• What is being asked:
Write out the material exactly, without any of its pictures.

^^^^^^^^^^^^^^^^

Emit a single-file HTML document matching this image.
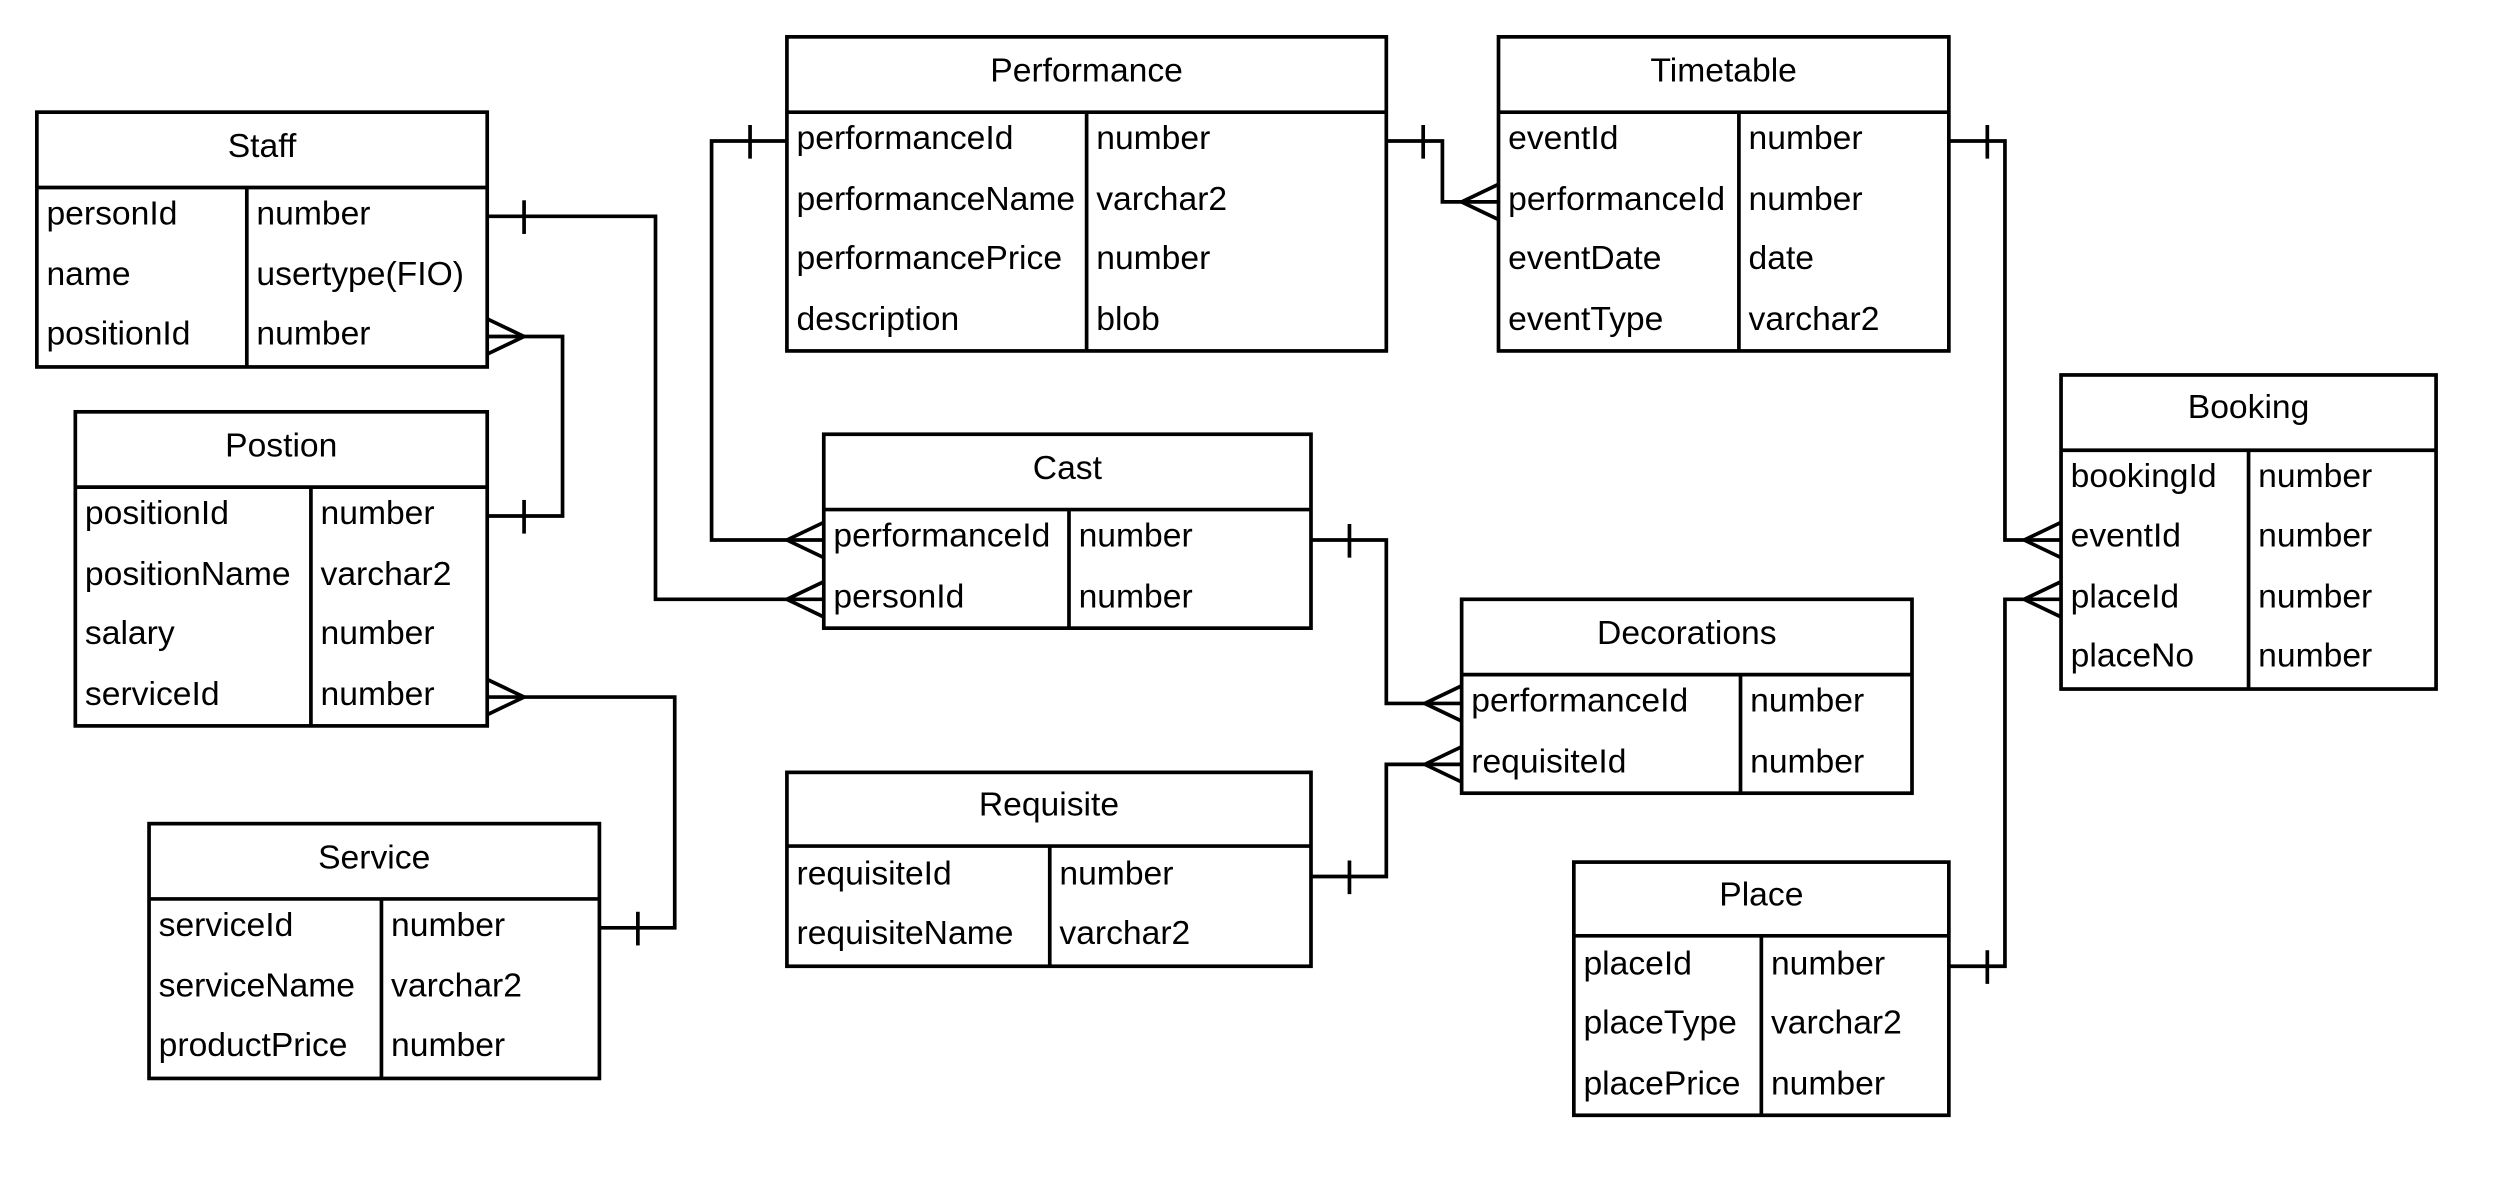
<!DOCTYPE html>
<html><head><meta charset="utf-8"><style>
html,body{margin:0;padding:0;background:#fff;}
svg{display:block;}
text{font-family:"Liberation Sans",Arial,sans-serif;font-size:21px;fill:#000;}
</style></head><body>
<svg width="2513" height="1193" viewBox="0 0 1568 744.5" preserveAspectRatio="none" xmlns="http://www.w3.org/2000/svg">
<g fill="none" stroke="#000" stroke-width="2.3">
<rect x="23" y="70" width="281" height="159"/><line x1="23" y1="117" x2="304" y2="117"/><line x1="154" y1="117" x2="154" y2="229"/>
<rect x="47" y="257" width="257" height="196"/><line x1="47" y1="304" x2="304" y2="304"/><line x1="194" y1="304" x2="194" y2="453"/>
<rect x="93" y="514" width="281" height="159"/><line x1="93" y1="561" x2="374" y2="561"/><line x1="238" y1="561" x2="238" y2="673"/>
<rect x="491" y="23" width="374" height="196"/><line x1="491" y1="70" x2="865" y2="70"/><line x1="678" y1="70" x2="678" y2="219"/>
<rect x="935" y="23" width="281" height="196"/><line x1="935" y1="70" x2="1216" y2="70"/><line x1="1085" y1="70" x2="1085" y2="219"/>
<rect x="514" y="271" width="304" height="121"/><line x1="514" y1="318" x2="818" y2="318"/><line x1="667" y1="318" x2="667" y2="392"/>
<rect x="912" y="374" width="281" height="121"/><line x1="912" y1="421" x2="1193" y2="421"/><line x1="1086" y1="421" x2="1086" y2="495"/>
<rect x="491" y="482" width="327" height="121"/><line x1="491" y1="528" x2="818" y2="528"/><line x1="655" y1="528" x2="655" y2="603"/>
<rect x="1286" y="234" width="234" height="196"/><line x1="1286" y1="281" x2="1520" y2="281"/><line x1="1403" y1="281" x2="1403" y2="430"/>
<rect x="982" y="538" width="234" height="158"/><line x1="982" y1="584" x2="1216" y2="584"/><line x1="1099" y1="584" x2="1099" y2="696"/>

<polyline points="304,135 409,135 409,374 514,374"/><line x1="327" y1="125" x2="327" y2="146"/>
<path d="M491,374 L514,363 M491,374 L514,385"/>
<polyline points="304,210 351,210 351,322 304,322"/><line x1="327" y1="312" x2="327" y2="333"/>
<path d="M327,210 L304,199 M327,210 L304,221"/>
<polyline points="304,435 421,435 421,579 374,579"/><line x1="398" y1="569" x2="398" y2="590"/>
<path d="M327,435 L304,424 M327,435 L304,446"/>
<polyline points="491,88 444,88 444,337 514,337"/><line x1="468" y1="78" x2="468" y2="99"/>
<path d="M491,337 L514,326 M491,337 L514,348"/>
<polyline points="865,88 900,88 900,126 935,126"/><line x1="888" y1="78" x2="888" y2="99"/>
<path d="M912,126 L935,115 M912,126 L935,137"/>
<polyline points="1216,88 1251,88 1251,337 1286,337"/><line x1="1240" y1="78" x2="1240" y2="99"/>
<path d="M1263,337 L1286,326 M1263,337 L1286,348"/>
<polyline points="1216,603 1251,603 1251,374 1286,374"/><line x1="1240" y1="593" x2="1240" y2="614"/>
<path d="M1263,374 L1286,363 M1263,374 L1286,385"/>
<polyline points="818,337 865,337 865,439 912,439"/><line x1="842" y1="327" x2="842" y2="348"/>
<path d="M889,439 L912,428 M889,439 L912,450"/>
<polyline points="818,547 865,547 865,477 912,477"/><line x1="842" y1="537" x2="842" y2="558"/>
<path d="M889,477 L912,466 M889,477 L912,488"/>
</g>
<g>
<text x="163.5" y="98" text-anchor="middle">Staff</text>
<text x="29" y="140">personId</text><text x="160" y="140">number</text>
<text x="29" y="178">name</text><text x="160" y="178">usertype(FIO)</text>
<text x="29" y="215">positionId</text><text x="160" y="215">number</text>

<text x="175.5" y="285" text-anchor="middle">Postion</text>
<text x="53" y="327">positionId</text><text x="200" y="327">number</text>
<text x="53" y="365">positionName</text><text x="200" y="365">varchar2</text>
<text x="53" y="402">salary</text><text x="200" y="402">number</text>
<text x="53" y="440">serviceId</text><text x="200" y="440">number</text>

<text x="233.5" y="542" text-anchor="middle">Service</text>
<text x="99" y="584">serviceId</text><text x="244" y="584">number</text>
<text x="99" y="622">serviceName</text><text x="244" y="622">varchar2</text>
<text x="99" y="659">productPrice</text><text x="244" y="659">number</text>

<text x="678" y="51" text-anchor="middle">Performance</text>
<text x="497" y="93">performanceId</text><text x="684" y="93">number</text>
<text x="497" y="131">performanceName</text><text x="684" y="131">varchar2</text>
<text x="497" y="168">performancePrice</text><text x="684" y="168">number</text>
<text x="497" y="206">description</text><text x="684" y="206">blob</text>

<text x="1075.5" y="51" text-anchor="middle">Timetable</text>
<text x="941" y="93">eventId</text><text x="1091" y="93">number</text>
<text x="941" y="131">performanceId</text><text x="1091" y="131">number</text>
<text x="941" y="168">eventDate</text><text x="1091" y="168">date</text>
<text x="941" y="206">eventType</text><text x="1091" y="206">varchar2</text>

<text x="666" y="299" text-anchor="middle">Cast</text>
<text x="520" y="341">performanceId</text><text x="673" y="341">number</text>
<text x="520" y="379">personId</text><text x="673" y="379">number</text>

<text x="1052.5" y="402" text-anchor="middle">Decorations</text>
<text x="918" y="444">performanceId</text><text x="1092" y="444">number</text>
<text x="918" y="482">requisiteId</text><text x="1092" y="482">number</text>

<text x="654.5" y="509" text-anchor="middle">Requisite</text>
<text x="497" y="552">requisiteId</text><text x="661" y="552">number</text>
<text x="497" y="589">requisiteName</text><text x="661" y="589">varchar2</text>

<text x="1403" y="261" text-anchor="middle">Booking</text>
<text x="1292" y="304">bookingId</text><text x="1409" y="304">number</text>
<text x="1292" y="341">eventId</text><text x="1409" y="341">number</text>
<text x="1292" y="379">placeId</text><text x="1409" y="379">number</text>
<text x="1292" y="416">placeNo</text><text x="1409" y="416">number</text>

<text x="1099" y="565" text-anchor="middle">Place</text>
<text x="988" y="608">placeId</text><text x="1105" y="608">number</text>
<text x="988" y="645">placeType</text><text x="1105" y="645">varchar2</text>
<text x="988" y="683">placePrice</text><text x="1105" y="683">number</text>
</g>
</svg>
</body></html>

^^^^^^^^^^^^^^^^

• Exercise answer:
Emit a single-file HTML document matching this image.
<!DOCTYPE html>
<html><head><meta charset="utf-8"><style>
html,body{margin:0;padding:0;background:#fff;}
svg{display:block;}
text{font-family:"Liberation Sans",Arial,sans-serif;font-size:21px;fill:#000;}
</style></head><body>
<svg width="2513" height="1193" viewBox="0 0 1568 744.5" preserveAspectRatio="none" xmlns="http://www.w3.org/2000/svg">
<g fill="none" stroke="#000" stroke-width="2.3">
<rect x="23" y="70" width="281" height="159"/><line x1="23" y1="117" x2="304" y2="117"/><line x1="154" y1="117" x2="154" y2="229"/>
<rect x="47" y="257" width="257" height="196"/><line x1="47" y1="304" x2="304" y2="304"/><line x1="194" y1="304" x2="194" y2="453"/>
<rect x="93" y="514" width="281" height="159"/><line x1="93" y1="561" x2="374" y2="561"/><line x1="238" y1="561" x2="238" y2="673"/>
<rect x="491" y="23" width="374" height="196"/><line x1="491" y1="70" x2="865" y2="70"/><line x1="678" y1="70" x2="678" y2="219"/>
<rect x="935" y="23" width="281" height="196"/><line x1="935" y1="70" x2="1216" y2="70"/><line x1="1085" y1="70" x2="1085" y2="219"/>
<rect x="514" y="271" width="304" height="121"/><line x1="514" y1="318" x2="818" y2="318"/><line x1="667" y1="318" x2="667" y2="392"/>
<rect x="912" y="374" width="281" height="121"/><line x1="912" y1="421" x2="1193" y2="421"/><line x1="1086" y1="421" x2="1086" y2="495"/>
<rect x="491" y="482" width="327" height="121"/><line x1="491" y1="528" x2="818" y2="528"/><line x1="655" y1="528" x2="655" y2="603"/>
<rect x="1286" y="234" width="234" height="196"/><line x1="1286" y1="281" x2="1520" y2="281"/><line x1="1403" y1="281" x2="1403" y2="430"/>
<rect x="982" y="538" width="234" height="158"/><line x1="982" y1="584" x2="1216" y2="584"/><line x1="1099" y1="584" x2="1099" y2="696"/>

<polyline points="304,135 409,135 409,374 514,374"/><line x1="327" y1="125" x2="327" y2="146"/>
<path d="M491,374 L514,363 M491,374 L514,385"/>
<polyline points="304,210 351,210 351,322 304,322"/><line x1="327" y1="312" x2="327" y2="333"/>
<path d="M327,210 L304,199 M327,210 L304,221"/>
<polyline points="304,435 421,435 421,579 374,579"/><line x1="398" y1="569" x2="398" y2="590"/>
<path d="M327,435 L304,424 M327,435 L304,446"/>
<polyline points="491,88 444,88 444,337 514,337"/><line x1="468" y1="78" x2="468" y2="99"/>
<path d="M491,337 L514,326 M491,337 L514,348"/>
<polyline points="865,88 900,88 900,126 935,126"/><line x1="888" y1="78" x2="888" y2="99"/>
<path d="M912,126 L935,115 M912,126 L935,137"/>
<polyline points="1216,88 1251,88 1251,337 1286,337"/><line x1="1240" y1="78" x2="1240" y2="99"/>
<path d="M1263,337 L1286,326 M1263,337 L1286,348"/>
<polyline points="1216,603 1251,603 1251,374 1286,374"/><line x1="1240" y1="593" x2="1240" y2="614"/>
<path d="M1263,374 L1286,363 M1263,374 L1286,385"/>
<polyline points="818,337 865,337 865,439 912,439"/><line x1="842" y1="327" x2="842" y2="348"/>
<path d="M889,439 L912,428 M889,439 L912,450"/>
<polyline points="818,547 865,547 865,477 912,477"/><line x1="842" y1="537" x2="842" y2="558"/>
<path d="M889,477 L912,466 M889,477 L912,488"/>
</g>
<g>
<text x="163.5" y="98" text-anchor="middle">Staff</text>
<text x="29" y="140">personId</text><text x="160" y="140">number</text>
<text x="29" y="178">name</text><text x="160" y="178">usertype(FIO)</text>
<text x="29" y="215">positionId</text><text x="160" y="215">number</text>

<text x="175.5" y="285" text-anchor="middle">Postion</text>
<text x="53" y="327">positionId</text><text x="200" y="327">number</text>
<text x="53" y="365">positionName</text><text x="200" y="365">varchar2</text>
<text x="53" y="402">salary</text><text x="200" y="402">number</text>
<text x="53" y="440">serviceId</text><text x="200" y="440">number</text>

<text x="233.5" y="542" text-anchor="middle">Service</text>
<text x="99" y="584">serviceId</text><text x="244" y="584">number</text>
<text x="99" y="622">serviceName</text><text x="244" y="622">varchar2</text>
<text x="99" y="659">productPrice</text><text x="244" y="659">number</text>

<text x="678" y="51" text-anchor="middle">Performance</text>
<text x="497" y="93">performanceId</text><text x="684" y="93">number</text>
<text x="497" y="131">performanceName</text><text x="684" y="131">varchar2</text>
<text x="497" y="168">performancePrice</text><text x="684" y="168">number</text>
<text x="497" y="206">description</text><text x="684" y="206">blob</text>

<text x="1075.5" y="51" text-anchor="middle">Timetable</text>
<text x="941" y="93">eventId</text><text x="1091" y="93">number</text>
<text x="941" y="131">performanceId</text><text x="1091" y="131">number</text>
<text x="941" y="168">eventDate</text><text x="1091" y="168">date</text>
<text x="941" y="206">eventType</text><text x="1091" y="206">varchar2</text>

<text x="666" y="299" text-anchor="middle">Cast</text>
<text x="520" y="341">performanceId</text><text x="673" y="341">number</text>
<text x="520" y="379">personId</text><text x="673" y="379">number</text>

<text x="1052.5" y="402" text-anchor="middle">Decorations</text>
<text x="918" y="444">performanceId</text><text x="1092" y="444">number</text>
<text x="918" y="482">requisiteId</text><text x="1092" y="482">number</text>

<text x="654.5" y="509" text-anchor="middle">Requisite</text>
<text x="497" y="552">requisiteId</text><text x="661" y="552">number</text>
<text x="497" y="589">requisiteName</text><text x="661" y="589">varchar2</text>

<text x="1403" y="261" text-anchor="middle">Booking</text>
<text x="1292" y="304">bookingId</text><text x="1409" y="304">number</text>
<text x="1292" y="341">eventId</text><text x="1409" y="341">number</text>
<text x="1292" y="379">placeId</text><text x="1409" y="379">number</text>
<text x="1292" y="416">placeNo</text><text x="1409" y="416">number</text>

<text x="1099" y="565" text-anchor="middle">Place</text>
<text x="988" y="608">placeId</text><text x="1105" y="608">number</text>
<text x="988" y="645">placeType</text><text x="1105" y="645">varchar2</text>
<text x="988" y="683">placePrice</text><text x="1105" y="683">number</text>
</g>
</svg>
</body></html>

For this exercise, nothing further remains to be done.